Para decidir se flui ou coagula, o sangue segue as pistas de suas cercanias. À medida que o sangue desliza através do tamanho de seu circuito tubular, as comparativamente pesadas células vermelhas são direcionadas ao centro do redemoinho, diz James N. George, hematólogo do Centro de Ciências da Saúde da Universidade de Oklahoma, enquanto dois outros personagens, mais leves, são empurrados para a periferia: as células brancas que agem como guerreiros de imunidade, e as plaquetas, minúsculas células que já foram chamadas de band-aids do corpo humano. Sua marginalização não é acidental. “Elas são células de vigilância”, diz George. “É quase como se elas estivessem patrulhando em busca de problemas.”
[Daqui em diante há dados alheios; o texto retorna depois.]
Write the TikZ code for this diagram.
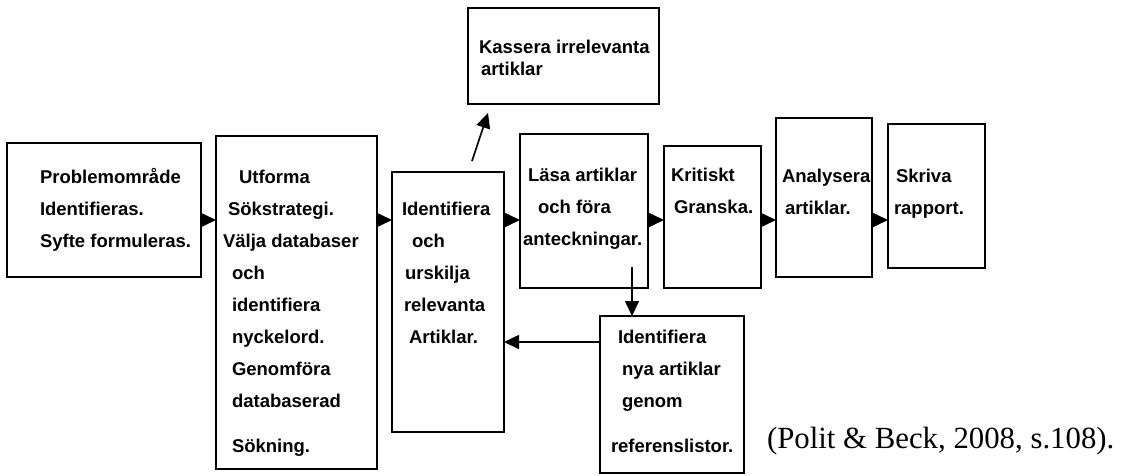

As células brancas buscam sinais de micróbios invasores, enquanto as plaquetas procuram vazamentos. Enquanto as plaquetas encontrarem intacta a lisa superfície do endotélio, tecido que forma a camada interna dos vasos sanguíneos, elas continuam se movendo.

Mas até mesmo o mais insignificante corte ou falha na lisa parede da veia irá expor algumas das fibras que estão por trás, e as plaquetas são preparadas para detectar instantaneamente a imperfeição. Uma plaqueta de passagem se grudará à fibra destruída e mudará de forma, de arredondada para octópode, que por sua vez atrai outras plaquetas, formando um pequeno calombo. “Se o corte é pequeno, isso é tudo de que você precisa”, diz George. Se não, tem início a próxima fase de controle de fluxo. Sinais das plaquetas estimulam os fatores de coagulação do sangue, proteínas de flutuação livre que conseguem se juntar e formar band-aids maiores e melhores. “Plaquetas e fatores de coagulação foram um casal perfeito”, diz Schafer.

Até certo ponto. Assim como nossas células de imunidade podem sofrer disfunções e começar a atacar nosso próprio tecido corporal, um coágulo exageradamente zeloso pode trazer conseqüências terríveis. Se acontecer de um coágulo cortar o fluxo de sangue a um órgão vital como o coração ou o cérebro, o único a tocar harpa será você.